┌──
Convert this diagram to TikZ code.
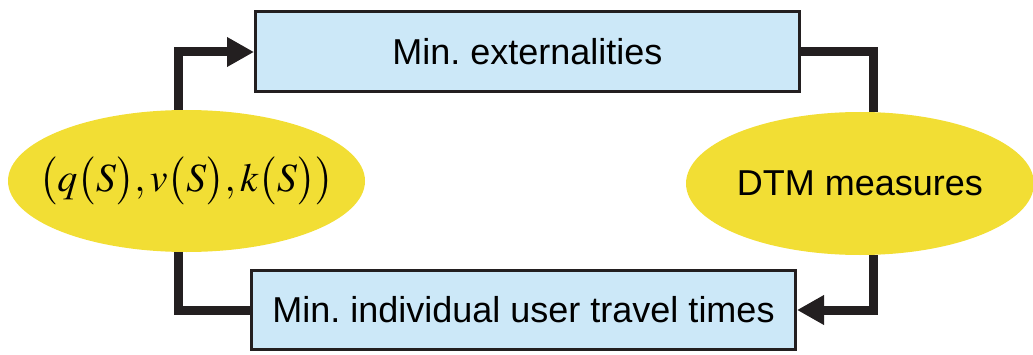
\documentclass[tikz,border=0pt]{standalone}
\usepackage{mathptmx}
\usepackage{fontspec}
\setmainfont{Liberation Sans}
\usetikzlibrary{arrows.meta,shapes.geometric}
\definecolor{boxblue}{RGB}{204,232,248}
\definecolor{ellyellow}{RGB}{242,222,52}
\definecolor{linedark}{RGB}{35,31,32}
\tikzset{
  x=1pt, y=1pt,
  procbox/.style={draw=linedark, line width=3pt, fill=boxblue, minimum width=544pt, minimum height=80pt, inner sep=0pt, font=\fontsize{36}{40}\selectfont},
  ell/.style={fill=ellyellow, ellipse, inner sep=0pt, font=\fontsize{36}{40}\selectfont},
  conn/.style={draw=linedark, line width=9pt},
  connarrow/.style={conn, -{Triangle[length=27pt, width=28pt]}}
}
\begin{document}
\begin{tikzpicture}
\useasboundingbox (0,0) rectangle (1033,354);
\node[procbox] (T) at (527.5,302) {Min.\ externalities};
\node[procbox, minimum height=79pt] (B) at (523.5,44) {Min.\ individual user travel times};
\node[ell, minimum width=357pt, minimum height=142pt, inner xsep=-30pt, font=\fontsize{40}{44}\selectfont] (L) at (186.5,173) {$\bigl(q\bigl(S\bigr),v\bigl(S\bigr),k\bigl(S\bigr)\bigr)$};
\node[ell, minimum width=346pt, minimum height=143pt] (R) at (860,170.5) {DTM measures};
\coordinate (xl) at (178.5,0);
\coordinate (xr) at (873,0);
\draw[connarrow] (L.north -| xl) |- (T.west);
\draw[conn] (L.south -| xl) |- (B.west);
\draw[conn] (T.east) -| (R.north -| xr);
\draw[connarrow] (R.south -| xr) |- (B.east);
\end{tikzpicture}
\end{document}
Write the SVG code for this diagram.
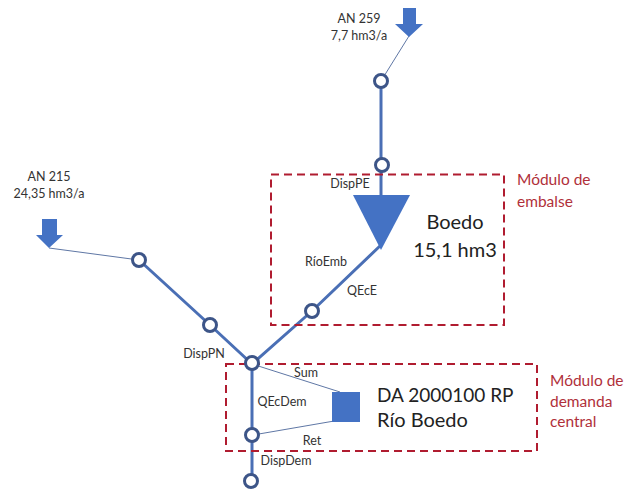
<svg xmlns="http://www.w3.org/2000/svg" width="625" height="489" viewBox="0 0 625 489">
<style>
text{font-family:"Lato","Open Sans","Liberation Sans",sans-serif;fill:#333}
.s{font-size:12.500px}
.b{font-size:20px;fill:#222}
.d{font-size:19px;fill:#222}
.r{font-size:15.500px;fill:#b0303a}
.thin{stroke:#5f77a5;stroke-width:1;fill:none}
.main{stroke:#4a6fb5;stroke-width:3;fill:none}
.box{fill:none;stroke:#b01c30;stroke-width:2;stroke-dasharray:8 5}
.n{fill:#fff;stroke:#3d5588;stroke-width:3}
.shape{fill:#4472c4}
</style>
<rect width="625" height="489" fill="#fff"/>
<g id="connectors">
<path class="thin" d="M409 36L381 81"/>
<path class="main" d="M381 81V196"/>
<path class="thin" d="M49 248L139 260"/>
<path class="main" d="M139 260L210 325L252 364"/>
<path class="main" d="M252 364L312 311L381 245"/>
<path class="main" d="M252 364V481"/>
<path class="thin" d="M252 364L340 392"/>
<path class="thin" d="M253 435L340 420"/>
</g>
<g id="modulo-embalse">
<rect class="box" x="271" y="174.500" width="233" height="150.500"/>
<text class="r" x="517" y="185">Módulo de</text>
<text class="r" x="517" y="207">embalse</text>
</g>
<g id="modulo-demanda">
<rect class="box" x="226" y="364" width="311" height="87"/>
<text class="r" x="550" y="386">Módulo de</text>
<text class="r" x="550" y="407">demanda</text>
<text class="r" x="550" y="427">central</text>
</g>
<g id="an259">
<path class="shape" d="M403 8H416V24H423L409 37L395 24H403Z"/>
<text class="s" x="359" y="23" text-anchor="middle">AN 259</text>
<text class="s" x="359" y="40" text-anchor="middle">7,7 hm3/a</text>
</g>
<g id="an215">
<path class="shape" d="M42 219H57V235H63L49 248L36 235H42Z"/>
<text class="s" x="49" y="181" text-anchor="middle">AN 215</text>
<text class="s" x="49" y="198" text-anchor="middle">24,35 hm3/a</text>
</g>
<g id="boedo">
<path class="shape" d="M353 195H410L381 250Z"/>
<text class="s" x="350" y="188" text-anchor="middle">DispPE</text>
<text class="b" x="455" y="229" text-anchor="middle">Boedo</text>
<text class="b" x="455" y="257" text-anchor="middle">15,1 hm3</text>
<text class="s" x="326" y="266" text-anchor="middle">RíoEmb</text>
<text class="s" x="362" y="295" text-anchor="middle">QEcE</text>
</g>
<g id="demanda">
<rect class="shape" x="332" y="392" width="28" height="30"/>
<text class="d" x="377" y="402">DA 2000100 RP</text>
<text class="b" x="377" y="427">Río Boedo</text>
<text class="s" x="306" y="377" text-anchor="middle">Sum</text>
<text class="s" x="282" y="406" text-anchor="middle">QEcDem</text>
<text class="s" x="312" y="445" text-anchor="middle">Ret</text>
<text class="s" x="286" y="465" text-anchor="middle">DispDem</text>
<text class="s" x="204" y="358" text-anchor="middle">DispPN</text>
</g>
<g id="nodes">
<circle id="n1" class="n" cx="381" cy="81" r="6.500"/>
<circle id="n2" class="n" cx="382" cy="165" r="6.500"/>
<circle id="n3" class="n" cx="139" cy="260" r="6.500"/>
<circle id="n4" class="n" cx="210" cy="325" r="6.500"/>
<circle id="n5" class="n" cx="312" cy="311" r="6.500"/>
<circle id="n6" class="n" cx="252" cy="363" r="6.500"/>
<circle id="n7" class="n" cx="252" cy="435" r="6.500"/>
<circle id="n8" class="n" cx="251" cy="481" r="6.500"/>
</g>
</svg>
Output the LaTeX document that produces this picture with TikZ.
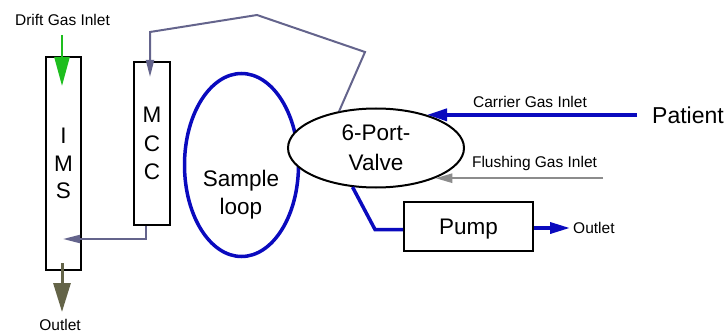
└──
WHAT THIS TASK INVOLVES — Leave out the pictures and transcribe everything else exactly.

RESPONSE —
Convert this diagram to TikZ code.
\documentclass[tikz,border=0pt]{standalone}
\usepackage{mathptmx}
\usepackage{fontspec}
\setmainfont{Liberation Sans}
\usetikzlibrary{arrows.meta,shapes.geometric}
\definecolor{boxblue}{RGB}{204,232,248}
\definecolor{ellyellow}{RGB}{242,222,52}
\definecolor{linedark}{RGB}{35,31,32}
\tikzset{
  x=1pt, y=1pt,
  procbox/.style={draw=linedark, line width=3pt, fill=boxblue, minimum width=544pt, minimum height=80pt, inner sep=0pt, font=\fontsize{36}{40}\selectfont},
  ell/.style={fill=ellyellow, ellipse, inner sep=0pt, font=\fontsize{36}{40}\selectfont},
  conn/.style={draw=linedark, line width=9pt},
  connarrow/.style={conn, -{Triangle[length=27pt, width=28pt]}}
}
\begin{document}
\begin{tikzpicture}
\useasboundingbox (0,0) rectangle (1033,354);
\node[procbox] (T) at (527.5,302) {Min.\ externalities};
\node[procbox, minimum height=79pt] (B) at (523.5,44) {Min.\ individual user travel times};
\node[ell, minimum width=357pt, minimum height=142pt, inner xsep=-30pt, font=\fontsize{40}{44}\selectfont] (L) at (186.5,173) {$\bigl(q\bigl(S\bigr),v\bigl(S\bigr),k\bigl(S\bigr)\bigr)$};
\node[ell, minimum width=346pt, minimum height=143pt] (R) at (860,170.5) {DTM measures};
\coordinate (xl) at (178.5,0);
\coordinate (xr) at (873,0);
\draw[connarrow] (L.north -| xl) |- (T.west);
\draw[conn] (L.south -| xl) |- (B.west);
\draw[conn] (T.east) -| (R.north -| xr);
\draw[connarrow] (R.south -| xr) |- (B.east);
\end{tikzpicture}
\end{document}
Write the SVG code for this diagram.
<svg xmlns="http://www.w3.org/2000/svg" width="625" height="489" viewBox="0 0 625 489">
<style>
text{font-family:"Lato","Open Sans","Liberation Sans",sans-serif;fill:#333}
.s{font-size:12.500px}
.b{font-size:20px;fill:#222}
.d{font-size:19px;fill:#222}
.r{font-size:15.500px;fill:#b0303a}
.thin{stroke:#5f77a5;stroke-width:1;fill:none}
.main{stroke:#4a6fb5;stroke-width:3;fill:none}
.box{fill:none;stroke:#b01c30;stroke-width:2;stroke-dasharray:8 5}
.n{fill:#fff;stroke:#3d5588;stroke-width:3}
.shape{fill:#4472c4}
</style>
<rect width="625" height="489" fill="#fff"/>
<g id="connectors">
<path class="thin" d="M409 36L381 81"/>
<path class="main" d="M381 81V196"/>
<path class="thin" d="M49 248L139 260"/>
<path class="main" d="M139 260L210 325L252 364"/>
<path class="main" d="M252 364L312 311L381 245"/>
<path class="main" d="M252 364V481"/>
<path class="thin" d="M252 364L340 392"/>
<path class="thin" d="M253 435L340 420"/>
</g>
<g id="modulo-embalse">
<rect class="box" x="271" y="174.500" width="233" height="150.500"/>
<text class="r" x="517" y="185">Módulo de</text>
<text class="r" x="517" y="207">embalse</text>
</g>
<g id="modulo-demanda">
<rect class="box" x="226" y="364" width="311" height="87"/>
<text class="r" x="550" y="386">Módulo de</text>
<text class="r" x="550" y="407">demanda</text>
<text class="r" x="550" y="427">central</text>
</g>
<g id="an259">
<path class="shape" d="M403 8H416V24H423L409 37L395 24H403Z"/>
<text class="s" x="359" y="23" text-anchor="middle">AN 259</text>
<text class="s" x="359" y="40" text-anchor="middle">7,7 hm3/a</text>
</g>
<g id="an215">
<path class="shape" d="M42 219H57V235H63L49 248L36 235H42Z"/>
<text class="s" x="49" y="181" text-anchor="middle">AN 215</text>
<text class="s" x="49" y="198" text-anchor="middle">24,35 hm3/a</text>
</g>
<g id="boedo">
<path class="shape" d="M353 195H410L381 250Z"/>
<text class="s" x="350" y="188" text-anchor="middle">DispPE</text>
<text class="b" x="455" y="229" text-anchor="middle">Boedo</text>
<text class="b" x="455" y="257" text-anchor="middle">15,1 hm3</text>
<text class="s" x="326" y="266" text-anchor="middle">RíoEmb</text>
<text class="s" x="362" y="295" text-anchor="middle">QEcE</text>
</g>
<g id="demanda">
<rect class="shape" x="332" y="392" width="28" height="30"/>
<text class="d" x="377" y="402">DA 2000100 RP</text>
<text class="b" x="377" y="427">Río Boedo</text>
<text class="s" x="306" y="377" text-anchor="middle">Sum</text>
<text class="s" x="282" y="406" text-anchor="middle">QEcDem</text>
<text class="s" x="312" y="445" text-anchor="middle">Ret</text>
<text class="s" x="286" y="465" text-anchor="middle">DispDem</text>
<text class="s" x="204" y="358" text-anchor="middle">DispPN</text>
</g>
<g id="nodes">
<circle id="n1" class="n" cx="381" cy="81" r="6.500"/>
<circle id="n2" class="n" cx="382" cy="165" r="6.500"/>
<circle id="n3" class="n" cx="139" cy="260" r="6.500"/>
<circle id="n4" class="n" cx="210" cy="325" r="6.500"/>
<circle id="n5" class="n" cx="312" cy="311" r="6.500"/>
<circle id="n6" class="n" cx="252" cy="363" r="6.500"/>
<circle id="n7" class="n" cx="252" cy="435" r="6.500"/>
<circle id="n8" class="n" cx="251" cy="481" r="6.500"/>
</g>
</svg>
Output the LaTeX document that produces this picture with TikZ.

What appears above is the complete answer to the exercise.